С наступлением тепла Солженицын начал читать наизусть свое первое произведение — поэму «Дорога». Мы собирались под вечер, рассаживались на телогрейках, на подсохшей земле и с восторгом слушали. Память у Солженицына была гигантской, так как по объему его произведение было в два с лишним раза больше «Евгения Онегина», в котором около 5400 стихотворных строчек. Чтобы не сбиться и ничего не пропустить, Саня откладывал каждый стих на четках, которые ему подарил кто-то из западных пареньков.
Лет через семь уже после ссылки, когда Саня проездом был в Москве, я спросил его о судьбе первого детища. Он ответил, что далеко ушел вперед, видит в поэме ряд недостатков, в частности растянутость, повторы, и собирается ее переделать. Я горячо уговаривал его оставить все, как есть, не трогать экибастузский вариант и создать, если у него есть потребность, другую поэму по канонам книжной поэзии пятидесятых годов нашего века. Я крайне огорчен, если он не внял моему совету и уничтожил подлинник уникального и неповторимого памятника тех каторжных лет, переливающегося для меня красками молодости, силы и душевной чистоты.

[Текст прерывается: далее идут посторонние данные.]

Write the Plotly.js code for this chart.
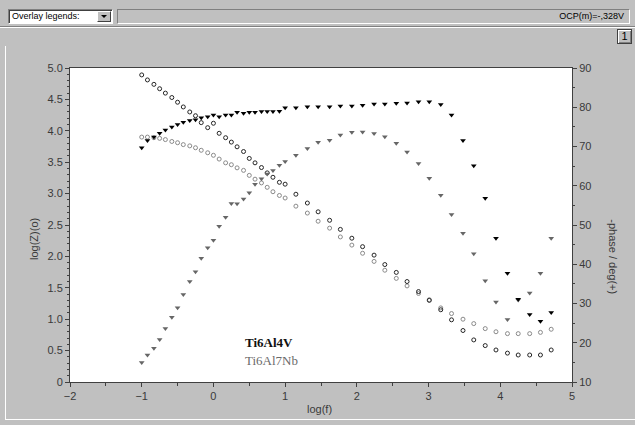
<!DOCTYPE html>
<html>
<head>
<meta charset="utf-8">
<script src="https://cdn.plot.ly/plotly-3.0.1.min.js"></script>
<style>
  html, body { margin: 0; padding: 0; background: #c0c0c0; width: 635px; height: 425px; overflow: hidden; }
  #chart { position: absolute; left: 0; top: 0; width: 635px; height: 425px; }
  .ui { position: absolute; z-index: 5; font-family: "Liberation Sans", Arial, sans-serif; font-size: 9px; color: #000; box-sizing: border-box; }
  #combo { left: 8px; top: 9px; width: 105px; height: 15px; background: #fff; border-top: 1px solid #808080; border-left: 1px solid #808080; border-bottom: 1px solid #fff; border-right: 1px solid #fff; box-shadow: inset 1px 1px 0 #404040; line-height: 13px; padding-left: 3px; }
  #combobtn { left: 97px; top: 11px; width: 14px; height: 11px; background: #c0c0c0; border-top: 1px solid #fff; border-left: 1px solid #fff; border-bottom: 1px solid #404040; border-right: 1px solid #404040; }
  #combobtn:after { content: ""; position: absolute; left: 3px; top: 3px; border-left: 3px solid transparent; border-right: 3px solid transparent; border-top: 3px solid #000; }
  #status { left: 117px; top: 9px; width: 513px; height: 15px; border-top: 1px solid #808080; border-left: 1px solid #808080; border-bottom: 1px solid #fff; border-right: 1px solid #fff; text-align: right; line-height: 13px; padding-right: 5px; }
  #sep { left: 0; top: 26px; width: 635px; height: 2px; border-top: 1px solid #808080; border-bottom: 1px solid #fff; }
  #pagebox { left: 617px; top: 29px; width: 15px; height: 15px; border: 1px solid #404040; box-shadow: inset 1px 1px 0 #fff, inset -1px -1px 0 #808080; text-align: center; line-height: 13px; font-size: 11px; }
  #frameL { left: 5px; top: 46px; width: 2px; height: 374px; border-left: 1px solid #fff; }
  #frameB { left: 5px; top: 419px; width: 630px; height: 2px; border-top: 1px solid #fff; }
</style>
</head>
<body>
<div id="chart"></div>
<div class="ui" id="combo">Overlay legends:</div>
<div class="ui" id="combobtn"></div>
<div class="ui" id="status">OCP(m)=-,328V</div>
<div class="ui" id="sep"></div>
<div class="ui" id="pagebox">1</div>
<div class="ui" id="frameL"></div>
<div class="ui" id="frameB"></div>
<script>
// log(f) of each measured frequency
const logF = [-1.00,-0.92,-0.83,-0.75,-0.67,-0.58,-0.50,-0.42,-0.33,-0.25,-0.17,-0.08,0.00,0.08,0.17,0.25,0.33,0.42,0.50,0.58,0.67,0.75,0.83,0.92,1.00,
              1.15,1.31,1.46,1.62,1.77,1.93,2.08,2.24,2.39,2.55,2.70,2.86,3.01,3.17,3.32,3.48,3.63,3.79,3.94,4.10,4.25,4.41,4.56,4.71];

// log|Z| (left axis, circles)
const logZ_Ti6Al4V = [4.89,4.81,4.74,4.67,4.60,4.53,4.455,4.38,4.30,4.24,4.13,4.05,4.12,3.96,3.89,3.82,3.745,3.67,3.56,3.49,3.415,3.33,3.26,3.18,3.15,
                      2.99,2.85,2.71,2.575,2.43,2.29,2.155,2.02,1.87,1.745,1.60,1.44,1.30,1.15,0.99,0.82,0.67,0.58,0.51,0.46,0.43,0.43,0.43,0.51];
const logZ_Ti6Al7Nb = [3.90,3.90,3.89,3.88,3.86,3.83,3.81,3.78,3.76,3.73,3.69,3.65,3.61,3.55,3.49,3.46,3.41,3.37,3.29,3.23,3.17,3.10,3.03,2.97,2.93,
                       2.80,2.69,2.56,2.45,2.31,2.18,2.05,1.92,1.78,1.65,1.53,1.41,1.31,1.18,1.09,1.00,0.93,0.85,0.80,0.77,0.77,0.77,0.79,0.84];

// -phase in degrees (right axis, triangles)
const phase_Ti6Al4V = [69.7,71.5,72.4,73.4,74.2,75.0,75.6,76.2,76.6,76.8,77.3,77.6,78.0,77.6,78.0,78.0,78.7,78.5,78.7,78.7,78.9,78.9,78.9,79.0,79.9,
                       79.9,80.1,80.1,80.1,80.3,80.3,80.5,80.8,80.8,81.0,81.1,81.4,81.4,80.7,78.0,71.5,65.1,56.8,46.6,37.7,31.1,27.2,25.5,27.7];
const phase_Ti6Al7Nb = [15.0,16.9,18.6,20.8,23.6,26.5,28.9,32.3,35.6,38.1,41.5,44.2,46.1,49.7,52.0,55.5,55.4,56.6,58.2,60.4,61.8,63.0,63.9,65.2,66.2,
                        67.8,69.5,71.1,71.6,72.9,73.6,73.7,73.3,72.5,70.8,68.6,65.7,61.9,57.6,52.7,47.9,42.7,35.8,30.4,25.9,30.9,32.7,37.7,46.6];

const legendNames = ["Ti6Al4V", "Ti6Al7Nb"];

const yTickVals = [0,0.5,1,1.5,2,2.5,3,3.5,4,4.5,5];
const yTickText = ["0","0.5","1.0","1.5","2.0","2.5","3.0","3.5","4.0","4.5","5.0"];

const axisColor = "#404040";
const tickFont = {family: "Liberation Sans, Arial, sans-serif", size: 11, color: "#3a3a3a"};

const traces = [
  {x: logF, y: logZ_Ti6Al7Nb, mode: "markers", type: "scatter", name: legendNames[1] + " |Z|",
   marker: {symbol: "circle-open", size: 4, color: "#8a8a8a", line: {width: 1, color: "#8a8a8a"}}},
  {x: logF, y: logZ_Ti6Al4V, mode: "markers", type: "scatter", name: legendNames[0] + " |Z|",
   marker: {symbol: "circle-open", size: 4, color: "#262626", line: {width: 1, color: "#262626"}}},
  {x: logF, y: phase_Ti6Al7Nb, mode: "markers", type: "scatter", yaxis: "y2", name: legendNames[1] + " phase",
   marker: {symbol: "triangle-down", size: 5, color: "#666666", line: {width: 0}}},
  {x: logF, y: phase_Ti6Al4V, mode: "markers", type: "scatter", yaxis: "y2", name: legendNames[0] + " phase",
   marker: {symbol: "triangle-down", size: 5, color: "#000000", line: {width: 0}}}
];

const layout = {
  width: 635, height: 425, autosize: false,
  margin: {l: 70, r: 63, t: 68, b: 43, pad: 0},
  paper_bgcolor: "rgba(0,0,0,0)",
  plot_bgcolor: "#ffffff",
  showlegend: false,
  font: tickFont,
  xaxis: {
    range: [-2, 5], dtick: 1, tick0: 0, showgrid: false, zeroline: false,
    showline: true, linecolor: axisColor, linewidth: 1, mirror: true,
    ticks: "outside", ticklen: 4, tickcolor: axisColor, tickfont: tickFont,
    minor: {dtick: 0.5, ticks: "outside", ticklen: 3, tickcolor: axisColor, showgrid: false}
  },
  yaxis: {
    range: [0, 5], tickvals: yTickVals, ticktext: yTickText, showgrid: false, zeroline: false,
    showline: true, linecolor: axisColor, linewidth: 1,
    ticks: "outside", ticklen: 4, tickcolor: axisColor, tickfont: tickFont,
    minor: {dtick: 0.1, ticks: "outside", ticklen: 2, tickcolor: axisColor, showgrid: false}
  },
  yaxis2: {
    range: [10, 90], dtick: 10, overlaying: "y", side: "right", showgrid: false, zeroline: false,
    showline: true, linecolor: axisColor, linewidth: 1,
    ticks: "outside", ticklen: 4, tickcolor: axisColor, tickfont: tickFont,
    minor: {dtick: 5, ticks: "outside", ticklen: 2, tickcolor: axisColor, showgrid: false}
  },
  annotations: [
    {text: "log(Z)(o)", xref: "paper", yref: "paper", x: -0.072, y: 0.455, textangle: -90, showarrow: false,
     xanchor: "center", yanchor: "middle", font: {family: "Liberation Sans, Arial, sans-serif", size: 11, color: "#3a3a3a"}},
    {text: "-phase / deg(+)", xref: "paper", yref: "paper", x: 1.08, y: 0.40, textangle: 90, showarrow: false,
     xanchor: "center", yanchor: "middle", font: {family: "Liberation Sans, Arial, sans-serif", size: 11, color: "#3a3a3a"}},
    {text: "log(f)", xref: "paper", yref: "paper", x: 0.497, y: -0.085, showarrow: false,
     xanchor: "center", yanchor: "middle", font: {family: "Liberation Sans, Arial, sans-serif", size: 11, color: "#3a3a3a"}},
    {text: "<b>" + legendNames[0] + "</b>", xref: "paper", yref: "paper", x: 0.345, y: 0.125, showarrow: false,
     xanchor: "left", yanchor: "middle", font: {family: "Liberation Serif, Times New Roman, serif", size: 13, color: "#111111"}},
    {text: legendNames[1], xref: "paper", yref: "paper", x: 0.345, y: 0.067, showarrow: false,
     xanchor: "left", yanchor: "middle", font: {family: "Liberation Serif, Times New Roman, serif", size: 13, color: "#6a6a6a"}}
  ]
};

Plotly.newPlot("chart", traces, layout, {staticPlot: true, displayModeBar: false});
</script>
</body>
</html>
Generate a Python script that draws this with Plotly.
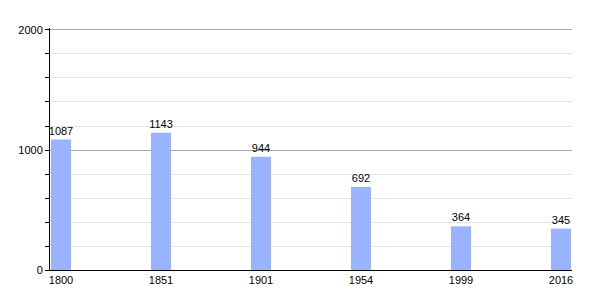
import plotly.graph_objects as go

years = ["1800", "1851", "1901", "1954", "1999", "2016"]
population = [1087, 1143, 944, 692, 364, 345]
y_ticks = [0, 1000, 2000]

fig = go.Figure(
    go.Bar(
        x=years,
        y=population,
        width=0.2,
        marker=dict(color="#99b3ff", line=dict(width=0)),
        text=[str(v) for v in population],
        textposition="outside",
        constraintext="none",
        textfont=dict(family="Liberation Sans, Arial", size=11, color="black"),
        cliponaxis=False,
    )
)

fig.update_layout(
    width=600,
    height=300,
    margin=dict(l=50, r=28, t=28, b=30),
    paper_bgcolor="white",
    plot_bgcolor="white",
    showlegend=False,
    font=dict(family="Liberation Sans, Arial", size=11, color="black"),
)

fig.update_xaxes(
    type="category",
    range=[-0.11, 5.11],
    showgrid=False,
    showline=True,
    linecolor="black",
    linewidth=1,
    ticks="",
    tickfont=dict(size=11, color="black"),
)

fig.update_yaxes(
    range=[0, 2016.6],
    tickvals=y_ticks,
    ticktext=[str(v) for v in y_ticks],
    showgrid=True,
    gridcolor="#a8a8a8",
    gridwidth=1,
    showline=True,
    linecolor="black",
    linewidth=1,
    ticks="outside",
    ticklen=4,
    tickcolor="black",
    zeroline=False,
    minor=dict(dtick=200, showgrid=True, gridcolor="#e3e3e3", gridwidth=1,
               ticks="outside", ticklen=4, tickcolor="black"),
    tickfont=dict(size=11, color="black"),
)

fig.write_html("out.html")
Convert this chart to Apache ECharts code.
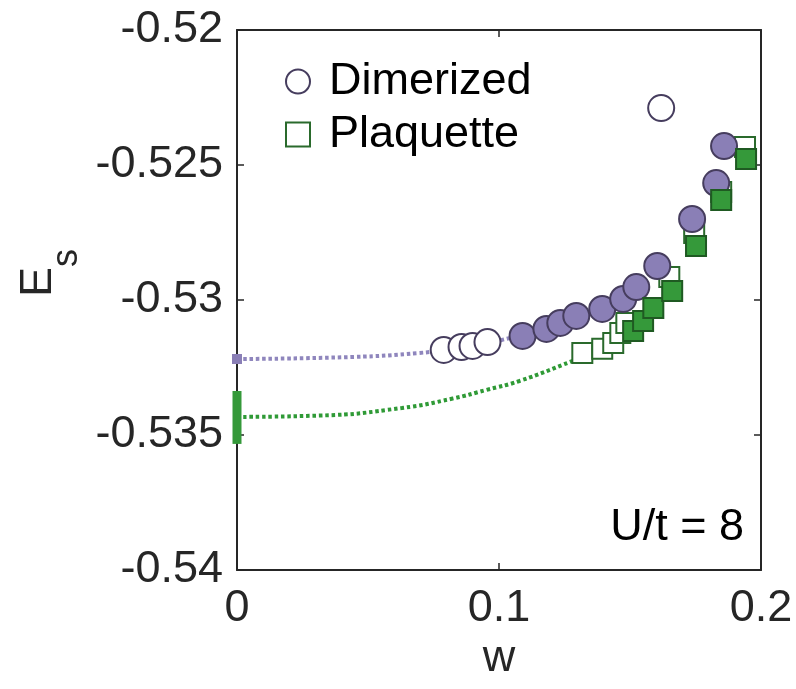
<!DOCTYPE html>
<html>
<head>
<meta charset="utf-8">
<script src="https://cdn.jsdelivr.net/npm/echarts@6/dist/echarts.min.js"></script>
<style>
  html, body { margin: 0; padding: 0; background: #fff; }
  #chart { width: 796px; height: 689px; }
</style>
</head>
<body>
<div id="chart"></div>
<script>
// Singlet energy E_s versus w at U/t = 8

// Axis ranges and ticks
const xTicks = [0, 0.1, 0.2];
const yTicks = [-0.54, -0.535, -0.53, -0.525, -0.52];

// Dimerized: open symbols (not in fit) and filled symbols (fitted)
const dimOpen = [
  [0.0789, -0.53185], [0.0857, -0.53174], [0.0899, -0.53170], [0.0956, -0.53156],
  [0.1619, -0.52289]
];
const dimFilled = [
  [0.1090, -0.53133], [0.1181, -0.53107], [0.1234, -0.53085], [0.1295, -0.53059],
  [0.1394, -0.53033], [0.1474, -0.52996], [0.1524, -0.52952], [0.1604, -0.52874],
  [0.1737, -0.52700], [0.1829, -0.52567], [0.1859, -0.52430]
];

// Plaquette: open and filled symbols
const plaqOpen = [
  [0.1318, -0.53196], [0.1394, -0.53181], [0.1436, -0.53159], [0.1463, -0.53122],
  [0.1486, -0.53085], [0.1650, -0.52915], [0.1745, -0.52752], [0.1848, -0.52600],
  [0.1939, -0.52433]
];
const plaqFilled = [
  [0.1512, -0.53115], [0.1550, -0.53078], [0.1589, -0.53030], [0.1661, -0.52967],
  [0.1752, -0.52800], [0.1848, -0.52630], [0.1943, -0.52478]
];

// Fit curves, extrapolated to w = 0
const dimFit = [
  [0, -0.532185], [0.0442, -0.53211], [0.0697, -0.53196], [0.0823, -0.53181],
  [0.0956, -0.53159], [0.1040, -0.53141]
];
const plaqFit = [
  [0, -0.53433], [0.0316, -0.53428], [0.0629, -0.53400], [0.0823, -0.53365],
  [0.0952, -0.53333], [0.1078, -0.53300], [0.1280, -0.53226], [0.1383, -0.53185],
  [0.1459, -0.53141]
];

// Extrapolated values at w = 0
const dimExtrap = [[0, -0.532185]];
const plaqExtrap = [[0, -0.53337], [0, -0.53533]];

const PURPLE = '#8a7fb6';
const PURPLE_EDGE = '#463d5e';
const GREEN = '#35993a';
const GREEN_EDGE = '#1f5a22';
const INK = '#262626';
const FONT = 'Liberation Sans, Arial, Helvetica, sans-serif';
const FS = 45;

const chart = echarts.init(document.getElementById('chart'), null, { renderer: 'canvas' });

const baseX = {
  type: 'value', min: 0, max: 0.2, interval: 0.1,
  axisLine: { show: true, onZero: false, lineStyle: { color: INK, width: 2 } },
  axisTick: { show: true, inside: true, length: 7, lineStyle: { color: INK, width: 1.5 } },
  splitLine: { show: false }
};
const baseY = {
  type: 'value', min: -0.54, max: -0.52, interval: 0.005,
  axisLine: { show: true, onZero: false, lineStyle: { color: INK, width: 2 } },
  axisTick: { show: true, inside: true, length: 7, lineStyle: { color: INK, width: 1.5 } },
  splitLine: { show: false }
};

const dotted = (color) => ({ color: color, width: 4, type: [3.5, 2.8], cap: 'butt' });

chart.setOption({
  animation: false,
  backgroundColor: '#fff',
  grid: { left: 237, right: 35, top: 30, bottom: 119, containLabel: false },
  xAxis: [
    Object.assign({}, baseX, {
      position: 'bottom',
      name: 'w', nameLocation: 'middle', nameGap: 59,
      nameTextStyle: { fontFamily: FONT, fontSize: FS, color: INK },
      axisLabel: {
        show: true, margin: 16, fontFamily: FONT, fontSize: FS, color: INK,
        formatter: (v) => (xTicks.some(t => Math.abs(t - v) < 1e-9) ? String(+v.toFixed(3)) : '')
      }
    }),
    Object.assign({}, baseX, { position: 'top', axisLabel: { show: false } })
  ],
  yAxis: [
    Object.assign({}, baseY, {
      position: 'left',
      axisLabel: {
        show: true, margin: 14, fontFamily: FONT, fontSize: FS, color: INK,
        formatter: (v) => (yTicks.some(t => Math.abs(t - v) < 1e-9) ? String(+v.toFixed(3)) : '')
      }
    }),
    Object.assign({}, baseY, { position: 'right', axisLabel: { show: false } })
  ],
  legend: {
    orient: 'vertical', left: 285, top: 59, padding: 0, itemGap: 8,
    itemWidth: 24, itemHeight: 24,
    textStyle: { fontFamily: FONT, fontSize: FS, color: '#000', padding: [0, 0, 0, 14] },
    data: ['Dimerized', 'Plaquette']
  },
  series: [
    {
      name: 'dimFit', type: 'line', data: dimFit, smooth: true, symbol: 'none',
      lineStyle: dotted('#8f86bd'), silent: true, z: 1
    },
    {
      name: 'plaqFit', type: 'line', data: plaqFit, smooth: true, symbol: 'none',
      lineStyle: dotted('#2f9a36'), silent: true, z: 1
    },
    {
      name: 'dimExtrap', type: 'line', data: dimExtrap, clip: false, showSymbol: true,
      symbol: 'rect', symbolSize: 10, itemStyle: { color: PURPLE, borderWidth: 0 },
      lineStyle: { width: 0 }, z: 6
    },
    {
      name: 'plaqExtrap', type: 'line', data: plaqExtrap, clip: false, symbol: 'none',
      lineStyle: { color: GREEN, width: 9, cap: 'butt' }, z: 6
    },
    {
      name: 'Plaquette', type: 'scatter', data: plaqOpen, symbol: 'rect', symbolSize: 20,
      itemStyle: { color: '#fff', borderColor: '#2a6a2c', borderWidth: 2, opacity: 1 }, z: 2
    },
    {
      name: 'Dimerized', type: 'scatter', data: dimOpen, symbol: 'circle', symbolSize: 26,
      itemStyle: { color: '#fff', borderColor: PURPLE_EDGE, borderWidth: 2, opacity: 1 }, z: 3
    },
    {
      name: 'Dimerized fitted', type: 'scatter', data: dimFilled, symbol: 'circle', symbolSize: 26,
      itemStyle: { color: PURPLE, borderColor: PURPLE_EDGE, borderWidth: 2, opacity: 1 }, z: 4
    },
    {
      name: 'Plaquette fitted', type: 'scatter', data: plaqFilled, symbol: 'rect', symbolSize: 20,
      itemStyle: { color: GREEN, borderColor: GREEN_EDGE, borderWidth: 2, opacity: 1 }, z: 5
    }
  ],
  graphic: [
    {
      type: 'text', right: 52, top: 505, z: 10,
      style: { text: 'U/t = 8', fontFamily: FONT, fontSize: FS, fill: '#000' }
    },
    {
      type: 'text', x: 39, y: 282, rotation: Math.PI / 2, z: 10,
      style: { text: 'E', fontFamily: FONT, fontSize: FS, fill: INK, align: 'center', verticalAlign: 'middle' }
    },
    {
      type: 'text', x: 67, y: 258, rotation: Math.PI / 2, z: 10,
      style: { text: 's', fontFamily: FONT, fontSize: 36, fill: INK, align: 'center', verticalAlign: 'middle' }
    }
  ]
});
</script>
</body>
</html>
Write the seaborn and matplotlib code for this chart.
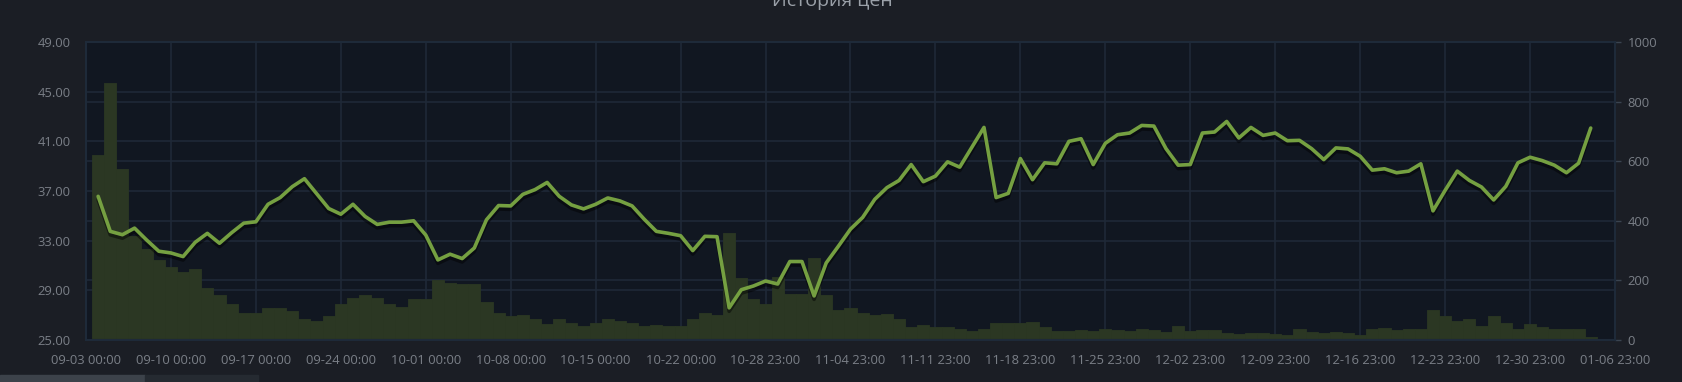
import matplotlib
matplotlib.use("Agg")
import matplotlib.pyplot as plt
import matplotlib.patheffects as pe
from matplotlib.patches import Rectangle
import seaborn as sns

# ---------------- data ----------------
title = "История цен"

price_days = list(range(1, 125))
prices = [
    36.57, 33.75, 33.48, 34.01, 33.05, 32.15, 32.01, 31.72, 32.87, 33.59,
    32.79, 33.64, 34.41, 34.52, 35.93, 36.47, 37.35, 37.99, 36.79, 35.59,
    35.13, 35.93, 34.95, 34.31, 34.49, 34.49, 34.60, 33.45, 31.45, 31.91,
    31.56, 32.41, 34.68, 35.83, 35.80, 36.73, 37.11, 37.69, 36.57, 35.88,
    35.56, 35.93, 36.44, 36.20, 35.80, 34.73, 33.75, 33.59, 33.40, 32.20,
    33.35, 33.32, 27.59, 29.05, 29.35, 29.75, 29.51, 31.32, 31.32, 28.55,
    31.21, 32.55, 33.93, 34.87, 36.33, 37.27, 37.85, 39.13, 37.75, 38.20,
    39.35, 38.92, 40.52, 42.12, 36.47, 36.81, 39.61, 37.91, 39.27, 39.19,
    41.00, 41.21, 39.13, 40.84, 41.53, 41.67, 42.28, 42.23, 40.41, 39.08,
    39.13, 41.67, 41.75, 42.60, 41.27, 42.12, 41.48, 41.67, 41.05, 41.08,
    40.41, 39.53, 40.47, 40.39, 39.80, 38.68, 38.79, 38.47, 38.60, 39.19,
    35.40, 37.05, 38.60, 37.85, 37.32, 36.28, 37.37, 39.27, 39.72, 39.45,
    39.08, 38.47, 39.24, 42.07,
]

volume_days = list(range(1, 126))
volumes = [
    622, 864, 574, 350, 306, 269, 244, 228, 239, 174,
    150, 120, 91, 91, 106, 108, 98, 69, 63, 82,
    122, 141, 150, 142, 122, 111, 136, 136, 203, 191,
    189, 187, 128, 89, 80, 83, 70, 53, 69, 58,
    47, 56, 72, 63, 56, 48, 50, 47, 47, 71,
    89, 83, 359, 209, 137, 120, 211, 153, 153, 276,
    150, 100, 106, 89, 83, 87, 69, 44, 50, 42,
    44, 38, 31, 36, 56, 56, 58, 61, 44, 31,
    31, 33, 31, 38, 33, 31, 37, 33, 28, 47,
    30, 33, 33, 24, 20, 24, 22, 20, 18, 36,
    27, 22, 26, 22, 17, 36, 39, 33, 36, 37,
    100, 80, 64, 69, 48, 80, 56, 38, 53, 44,
    38, 36, 36, 11, 2,
]

tick_days = list(range(0, 127, 7))
tick_labels = [
    "09-03 00:00", "09-10 00:00", "09-17 00:00", "09-24 00:00", "10-01 00:00",
    "10-08 00:00", "10-15 00:00", "10-22 00:00", "10-28 23:00", "11-04 23:00",
    "11-11 23:00", "11-18 23:00", "11-25 23:00", "12-02 23:00", "12-09 23:00",
    "12-16 23:00", "12-23 23:00", "12-30 23:00", "01-06 23:00",
]
price_ticks = [25, 29, 33, 37, 41, 45, 49]
volume_ticks = [0, 200, 400, 600, 800, 1000]

# ---------------- style ----------------
sns.set_theme(style="dark")
plt.rcParams['font.family'] = ['Open Sans', 'DejaVu Sans']

FIG_BG = "#1b1e25"
AX_BG = "#111721"
GRID = "#1f2937"
BAR = "#2b3723"
LINE = "#75a041"
TXT = "#7a7f87"
SPINE = "#1e2a39"
FS = 9.4

W, H = 1683, 382
fig = plt.figure(figsize=(W / 100, H / 100), dpi=100, facecolor=FIG_BG)
ax = fig.add_axes([86 / W, 42 / H, (1615 - 86) / W, 298 / H])
ax.set_facecolor(AX_BG)

# volume bars (right axis)
sns.barplot(x=volume_days, y=volumes, native_scale=True, width=1.0, color=BAR,
            saturation=1, errorbar=None, linewidth=0.6, edgecolor=BAR, ax=ax)
ax.set_xlabel("")
ax.set_ylabel("")

# price line (left axis)
ax2 = ax.twinx()
sns.lineplot(x=price_days, y=prices, ax=ax2, color=LINE, lw=2.6,
             path_effects=[pe.SimpleLineShadow(offset=(0, -2.5), shadow_color='black', alpha=0.45),
                           pe.Normal()])

ax.set_xlim(0, 126)
ax.set_ylim(0, 1000)
ax.yaxis.tick_right()
ax.yaxis.set_label_position('right')
ax.set_yticks(volume_ticks)
ax.set_yticklabels([str(v) for v in volume_ticks])
ax.set_yticks([(p - 25) / 24 * 1000 for p in price_ticks], minor=True)
ax.set_xticks(tick_days)
ax.set_xticklabels(tick_labels)
ax.set_axisbelow(True)
ax.grid(True, which='both', axis='y', color=GRID, lw=1.2)
ax.grid(True, which='major', axis='x', color=GRID, lw=1.2)
ax.tick_params(axis='x', colors=TXT, labelsize=FS, length=0, pad=10)
ax.tick_params(axis='y', which='major', labelcolor=TXT, labelsize=FS, length=4,
               width=1, pad=5, color="#3a4450", left=False, labelleft=False,
               right=True, labelright=True)
ax.tick_params(axis='y', which='minor', length=0, left=False, right=False)

ax2.set_ylim(25, 49)
ax2.set_xlim(0, 126)
ax2.set_yticks(price_ticks)
ax2.set_yticklabels([f"{p:.2f}" for p in price_ticks])
ax2.yaxis.tick_left()
ax2.yaxis.set_label_position('left')
ax2.grid(False)
ax2.tick_params(axis='y', colors=TXT, labelsize=FS, length=0, pad=11,
                left=True, labelleft=True, right=False, labelright=False)
ax2.set_ylabel("")
ax2.set_xlabel("")

for a in (ax, ax2):
    for s in a.spines.values():
        s.set_color(SPINE)
        s.set_linewidth(1.5)

fig.text(832 / W, 1 - 1 / H, title, ha='center', va='center', fontsize=14,
         color="#9aa0a8")

# scroll bar remnant at bottom-left
fig.patches.append(Rectangle((0, 0), 145 / W, 7 / H, transform=fig.transFigure,
                             color="#3c424a", zorder=5))
fig.patches.append(Rectangle((145 / W, 0), 113 / W, 7 / H, transform=fig.transFigure,
                             color="#252a31", zorder=5))

fig.savefig("out.png", dpi=100, facecolor=FIG_BG)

Солженицыну при жизни следовало бы поставить памятник. Изобразить его в темном бушлате и офицерской ушанке каменщиком в момент передыха на кладке стены из черного мрамора. Шея замотана вафельным полотенцем, лицо сосредоточено, взгляд устремлен вдаль, губы шепчут стихи, в руках четки. Так читал он нам каждую неделю новые строфы все возраставшей поэмы.